▶ **Dataset records**
▼

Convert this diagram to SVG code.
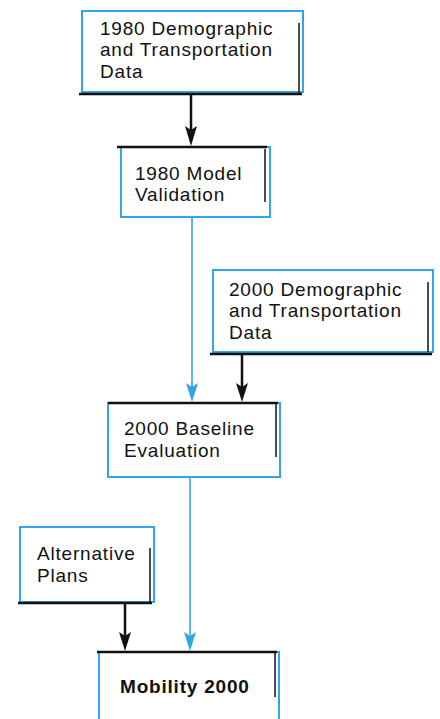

▲
▼

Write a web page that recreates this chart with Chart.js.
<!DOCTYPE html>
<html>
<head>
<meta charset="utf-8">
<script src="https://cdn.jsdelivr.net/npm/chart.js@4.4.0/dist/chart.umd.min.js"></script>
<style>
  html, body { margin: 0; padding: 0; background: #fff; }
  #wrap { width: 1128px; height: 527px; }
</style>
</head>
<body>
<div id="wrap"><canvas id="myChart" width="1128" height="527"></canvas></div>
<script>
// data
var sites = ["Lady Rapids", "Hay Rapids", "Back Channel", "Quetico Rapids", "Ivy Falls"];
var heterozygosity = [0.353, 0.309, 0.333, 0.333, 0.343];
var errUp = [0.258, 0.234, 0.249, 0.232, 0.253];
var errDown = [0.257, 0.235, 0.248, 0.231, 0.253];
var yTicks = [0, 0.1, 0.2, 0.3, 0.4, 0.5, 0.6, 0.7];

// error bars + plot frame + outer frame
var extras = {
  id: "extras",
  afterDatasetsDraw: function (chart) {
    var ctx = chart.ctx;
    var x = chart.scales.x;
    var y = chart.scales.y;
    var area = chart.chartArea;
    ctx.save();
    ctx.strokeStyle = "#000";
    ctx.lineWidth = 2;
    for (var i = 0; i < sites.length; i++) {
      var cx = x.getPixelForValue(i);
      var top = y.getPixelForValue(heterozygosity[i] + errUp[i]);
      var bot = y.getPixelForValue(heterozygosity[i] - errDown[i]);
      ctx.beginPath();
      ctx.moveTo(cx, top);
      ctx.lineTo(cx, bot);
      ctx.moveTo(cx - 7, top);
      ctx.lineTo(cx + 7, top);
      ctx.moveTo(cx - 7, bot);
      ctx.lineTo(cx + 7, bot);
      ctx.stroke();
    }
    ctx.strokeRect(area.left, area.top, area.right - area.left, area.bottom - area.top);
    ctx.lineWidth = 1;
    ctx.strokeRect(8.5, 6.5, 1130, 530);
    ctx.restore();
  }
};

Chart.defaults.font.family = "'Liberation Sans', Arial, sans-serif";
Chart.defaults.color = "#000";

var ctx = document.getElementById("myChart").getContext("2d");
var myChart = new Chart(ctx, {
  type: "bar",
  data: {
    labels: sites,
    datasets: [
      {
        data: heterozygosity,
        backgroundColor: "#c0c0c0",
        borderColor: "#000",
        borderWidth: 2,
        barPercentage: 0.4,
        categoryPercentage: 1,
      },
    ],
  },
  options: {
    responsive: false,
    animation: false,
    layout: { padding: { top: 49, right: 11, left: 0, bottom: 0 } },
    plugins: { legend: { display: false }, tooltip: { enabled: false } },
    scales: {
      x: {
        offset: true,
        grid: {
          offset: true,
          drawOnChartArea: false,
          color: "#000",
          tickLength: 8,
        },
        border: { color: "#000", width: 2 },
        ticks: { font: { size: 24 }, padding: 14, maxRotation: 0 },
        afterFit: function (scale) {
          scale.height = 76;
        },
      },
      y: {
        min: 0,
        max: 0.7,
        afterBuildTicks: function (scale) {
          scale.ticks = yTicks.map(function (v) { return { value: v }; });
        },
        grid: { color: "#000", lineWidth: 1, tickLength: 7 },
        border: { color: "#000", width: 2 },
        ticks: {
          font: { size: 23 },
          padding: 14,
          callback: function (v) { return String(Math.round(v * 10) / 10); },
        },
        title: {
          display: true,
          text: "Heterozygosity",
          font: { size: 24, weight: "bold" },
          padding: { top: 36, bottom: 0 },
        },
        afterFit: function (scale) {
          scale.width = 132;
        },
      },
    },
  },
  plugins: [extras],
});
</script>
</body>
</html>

▲

▶ **Directive**
Give again only the lines that run from the line with "Write a web" to the line with "var yTicks = [0, 0.1, 0.2, 0.3, 0.4, 0.5, 0.6, 0.7];". Include both of those lines exactly as written.

▶ **Problem solution**
Write a web page that recreates this chart with Chart.js.
<!DOCTYPE html>
<html>
<head>
<meta charset="utf-8">
<script src="https://cdn.jsdelivr.net/npm/chart.js@4.4.0/dist/chart.umd.min.js"></script>
<style>
  html, body { margin: 0; padding: 0; background: #fff; }
  #wrap { width: 1128px; height: 527px; }
</style>
</head>
<body>
<div id="wrap"><canvas id="myChart" width="1128" height="527"></canvas></div>
<script>
// data
var sites = ["Lady Rapids", "Hay Rapids", "Back Channel", "Quetico Rapids", "Ivy Falls"];
var heterozygosity = [0.353, 0.309, 0.333, 0.333, 0.343];
var errUp = [0.258, 0.234, 0.249, 0.232, 0.253];
var errDown = [0.257, 0.235, 0.248, 0.231, 0.253];
var yTicks = [0, 0.1, 0.2, 0.3, 0.4, 0.5, 0.6, 0.7];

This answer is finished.